La soirée se termine doucement mais sûrement grâce aux beats glacés mais splendides du trio de The XX, qui s’humanise un instant en annonçant d’un sourire sincère qu’ils réalisent un rêve en jouant à Coachella. Malgré la foule compacte, Oliver, Romy et Jamie nous transportent individuellement dans leur bulle éthérée. Sans compter les quelques greluches qui pensent écouter du David Guetta et se remuent frénétiquement en rigolant comme des poneys. Du côté du chapiteau Gobi, autre ambiance: Janelle Monae et son crew de musiciens s’y éclatent dans un show détonant, mixant allègrement r&b, soul et funk pour obtenir un mélange très motown et chaloupé. C’était une belle journée.
Jour 1
Après quelques heures de route dans le désert californien et ses maudits embouteillages, un système de navettes ultra-rôdé un rien contraignant et plusieurs barrages de sécurité anti-drogue/eau/nourriture/bombes, s’ouvrent enfin les portes vers le Saint-Graal made in USA: le second weekend de l’édition 2013 du festival Coachella.

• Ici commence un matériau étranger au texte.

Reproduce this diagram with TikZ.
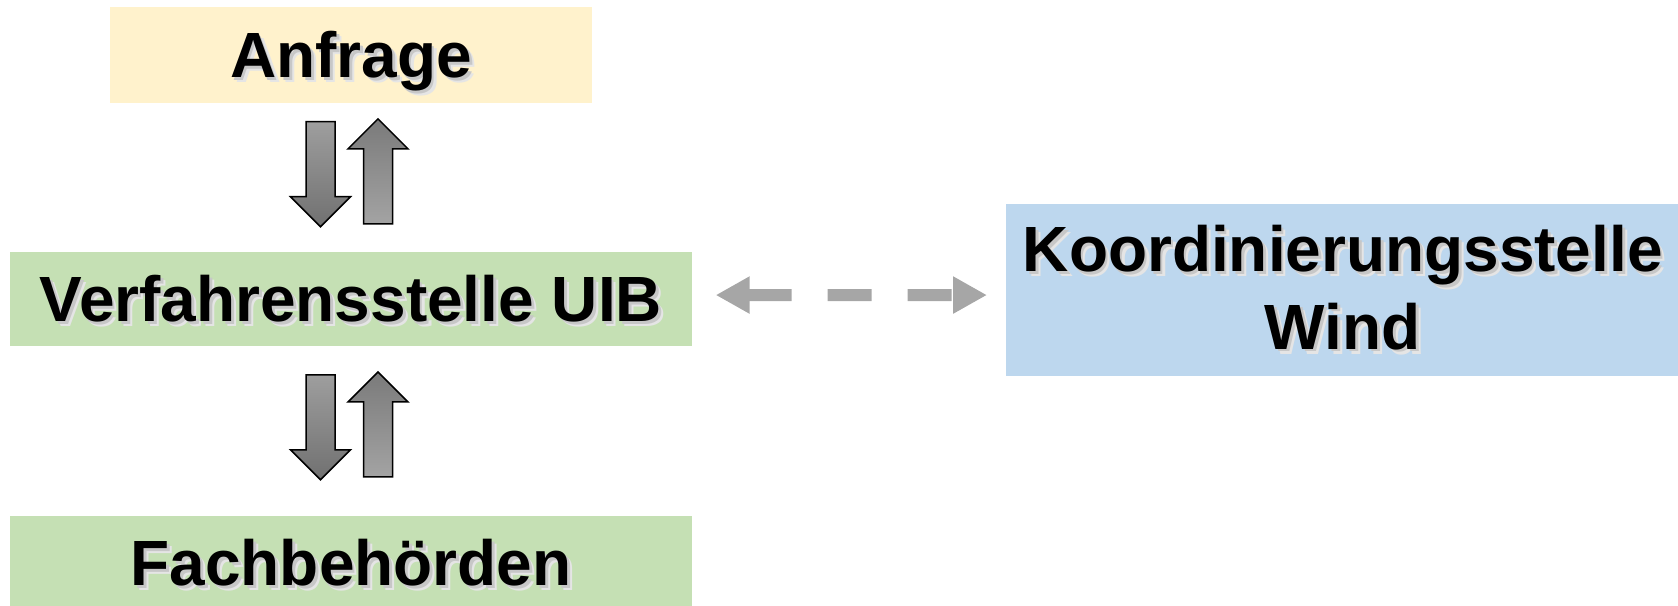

Pourtant, ça semblait mal embarqué: à l’annonce du line-up de ce festival mythique en janvier dernier, les cris de déception se comptaient par milliers sur Twitter. Rappelez-vous, l’an dernier, Snoop Dogg y partageait la scène avec l’hologramme de Tupac. Difficile de maintenir un tel niveau. Qu’importe, les 75.000 festivaliers de ce vendredi 19 avril sont au rendez-vous sur la plaine d’herbe brûlée par les 35 degrés ambiants. Qui dit chaleur étouffante dit tenues affriolantes: pas de complexes pour les Américaines qui se trimballent en total look bikini/mini-short à l’affut du prochain street style ou de la meilleure photo à poster sur Instagram.

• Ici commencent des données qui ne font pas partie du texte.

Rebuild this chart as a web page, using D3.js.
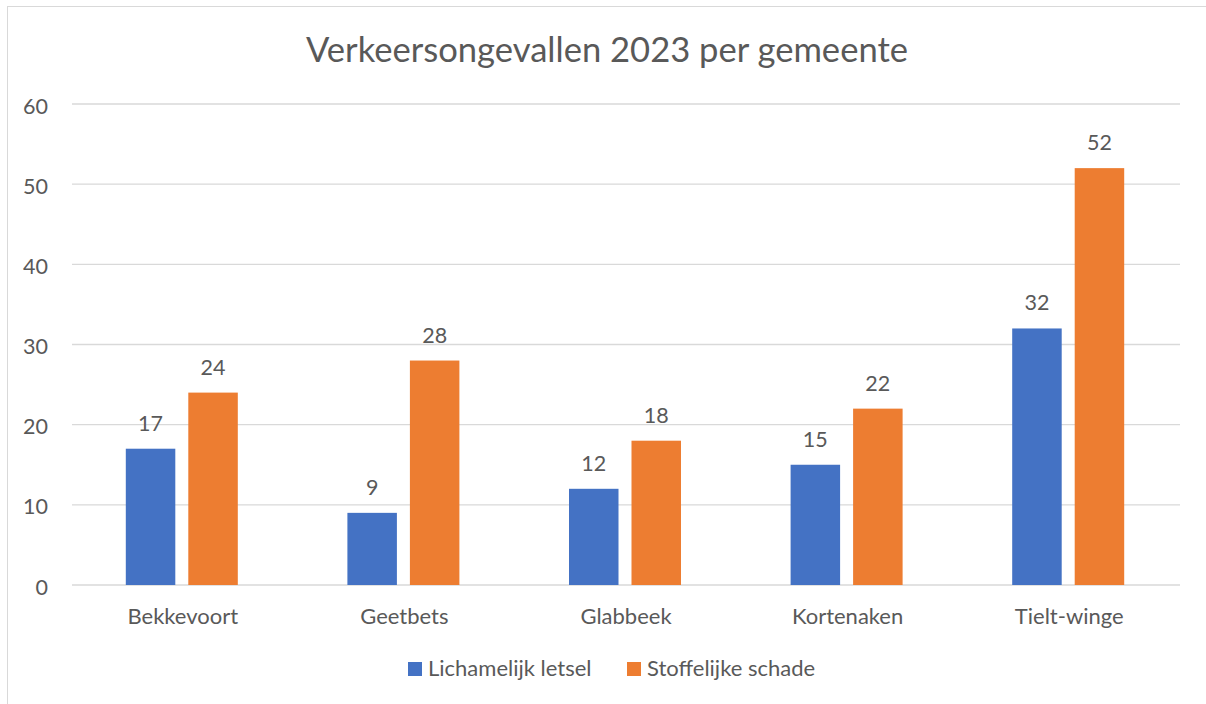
<!DOCTYPE html>
<html>
<head>
<meta charset="utf-8">
<script src="https://cdn.jsdelivr.net/npm/d3@7"></script>
<style>
  body { margin: 0; background: #fff; }
  text { font-family: Lato, "Open Sans", sans-serif; fill: #595959; }
</style>
</head>
<body>
<svg width="1206" height="704"></svg>
<script>
const gemeenten = ["Bekkevoort", "Geetbets", "Glabbeek", "Kortenaken", "Tielt-winge"];
const letsel = [17, 9, 12, 15, 32];
const schade = [24, 28, 18, 22, 52];
const reeksen = ["Lichamelijk letsel", "Stoffelijke schade"];
const yTicks = [0, 10, 20, 30, 40, 50, 60];
const kleuren = ["#4472c4", "#ed7d31"];

let svg = d3.select("svg");

// frame of the chart area
svg.append("rect")
   .attr("x", 7.5).attr("y", 6.5)
   .attr("width", 1205).attr("height", 705)
   .attr("fill", "none")
   .attr("stroke", "#d9d9d9");

let plotLeft = 72, plotRight = 1180, plotTop = 104, plotBottom = 585;

let xScale = d3.scaleBand()
    .domain(gemeenten)
    .range([plotLeft, plotRight]);

// two bars per group, ~49px wide with ~13px between
let xInner = d3.scaleBand()
    .domain(reeksen)
    .range([0, 112])
    .paddingInner(0.208);

let yScale = d3.scaleLinear()
    .domain([0, 60])
    .range([plotBottom, plotTop]);

// gridlines
svg.append("g")
   .selectAll("line")
   .data(yTicks)
   .enter().append("line")
   .attr("x1", plotLeft).attr("x2", plotRight)
   .attr("y1", d => yScale(d)).attr("y2", d => yScale(d))
   .attr("stroke", "#d9d9d9")
   .attr("stroke-width", 1.3);

// y axis labels
let yAxis = d3.axisLeft(yScale).tickValues(yTicks).tickSize(0).tickPadding(0);
let yg = svg.append("g")
   .attr("transform", "translate(48,0)")
   .call(yAxis);
yg.select(".domain").remove();
yg.selectAll("text")
  .attr("dy", "0.42em")
  .style("font-size", "21.5px")
  .attr("fill", "#595959");

// x axis labels
let xAxis = d3.axisBottom(xScale).tickSize(0).tickPadding(0);
let xg = svg.append("g")
   .attr("transform", "translate(0,608)")
   .call(xAxis);
xg.select(".domain").remove();
xg.selectAll("text")
  .style("font-size", "22px")
  .attr("fill", "#595959");

let rows = gemeenten.map((g, i) => ({gemeente: g, waarden: [letsel[i], schade[i]]}));

let groups = svg.selectAll(".groep")
   .data(rows)
   .enter().append("g")
   .attr("class", "groep")
   .attr("transform", d => "translate(" + (xScale(d.gemeente) + xScale.bandwidth() / 2 - 57) + ",0)");

groups.selectAll("rect")
   .data(d => d.waarden.map((v, j) => ({reeks: reeksen[j], v: v, j: j})))
   .enter().append("rect")
   .attr("x", d => xInner(d.reeks))
   .attr("y", d => yScale(d.v))
   .attr("width", xInner.bandwidth())
   .attr("height", d => yScale(0) - yScale(d.v))
   .attr("fill", d => kleuren[d.j]);

groups.selectAll(".lbl")
   .data(d => d.waarden.map((v, j) => ({reeks: reeksen[j], v: v, j: j})))
   .enter().append("text")
   .attr("class", "lbl")
   .attr("x", d => xInner(d.reeks) + xInner.bandwidth() / 2)
   .attr("y", d => yScale(d.v) - 18)
   .attr("text-anchor", "middle")
   .style("font-size", "21.5px")
   .text(d => d.v);

// title
svg.append("text")
   .attr("x", 607).attr("y", 62)
   .attr("text-anchor", "middle")
   .style("font-size", "34.6px")
   .text("Verkeersongevallen 2023 per gemeente");

// legend
let legX = [408, 627];
let leg = svg.selectAll(".leg")
   .data(reeksen)
   .enter().append("g")
   .attr("class", "leg")
   .attr("transform", (d, i) => "translate(" + legX[i] + ",662)");
leg.append("rect")
   .attr("width", 14).attr("height", 14)
   .attr("fill", (d, i) => kleuren[i]);
leg.append("text")
   .attr("x", 20).attr("y", 14)
   .style("font-size", "22px")
   .text(d => d);
</script>
</body>
</html>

A peine le temps d’enfiler le bracelet qui permet à tout adulte de plus de 21 ans de consommer de la mauvaise bière (et de saluer Jessica Alba qui se promène dans les environs) que Metric monte sur scène. Avec la petite soixante-dizaine de groupes programmés en ce seul premier jour, flâner semble proscrit. La captivante Emily Haines enveloppe, doucement mais sûrement, la foule massée face à la Main Stage qui se réveille en se chaloupant sous le soleil pesant. Du côté du chapiteau Mojave, bouillonne une assemblée de hipsters en attente des quatre anglais d’alt-J. Plus aguerris qu’à leurs premiers lives, les membres décollent sans jamais redescendre et offrent un voyage de première classe aux curieux grâce à Tessellate ou Matilda. Bon point.
Alors que s’égosille Michael Angelakos de Passion Pit en sautillant comme une chèvre de montagne, l’électro enivrante de Four Tet retentit dans la très VIP tente Yuma. File énorme, cagnard: changement de programme. Les Local Natives, ravis de s’offrir un concert sous le coucher de soleil de Palm Springs, délivrent des seaux de fausses notes sans oublier de sourire. Après des TNGHT trop bourrés pour livrer un set correct, les Yeah Yeah Yeahs ravissent et les Stone Roses… s’amusent sur cette Main Stage qui leur était hostile (les américains leurs auraient préféré un certain Kanye West).
Puis viennent les Foals, à moitié dedans mais toujours aussi attrayants grâce à la fougue de Yannis Philippakis et à la ferveur de ses fans, qui applaudissent à chaque raclement de guitare. Vient le tour du grand final: Damon Albarn et ses comparses de Blur, qui font souffler un vent de nostalgie sur la plaine refroidie dès Girls and Boys. Sans pour autant convaincre la masse, rassemblée devant les dinosaures géniaux de Jurassic 5. A quelques mètres, Earl Sweatshirt s’époumone malgré un micro pourri et ramène sur scène son pote d’Odd Future, Tyler the Creator, pour assurer le show. Et ça marche. De quoi se requinquer avant de filer… au parking.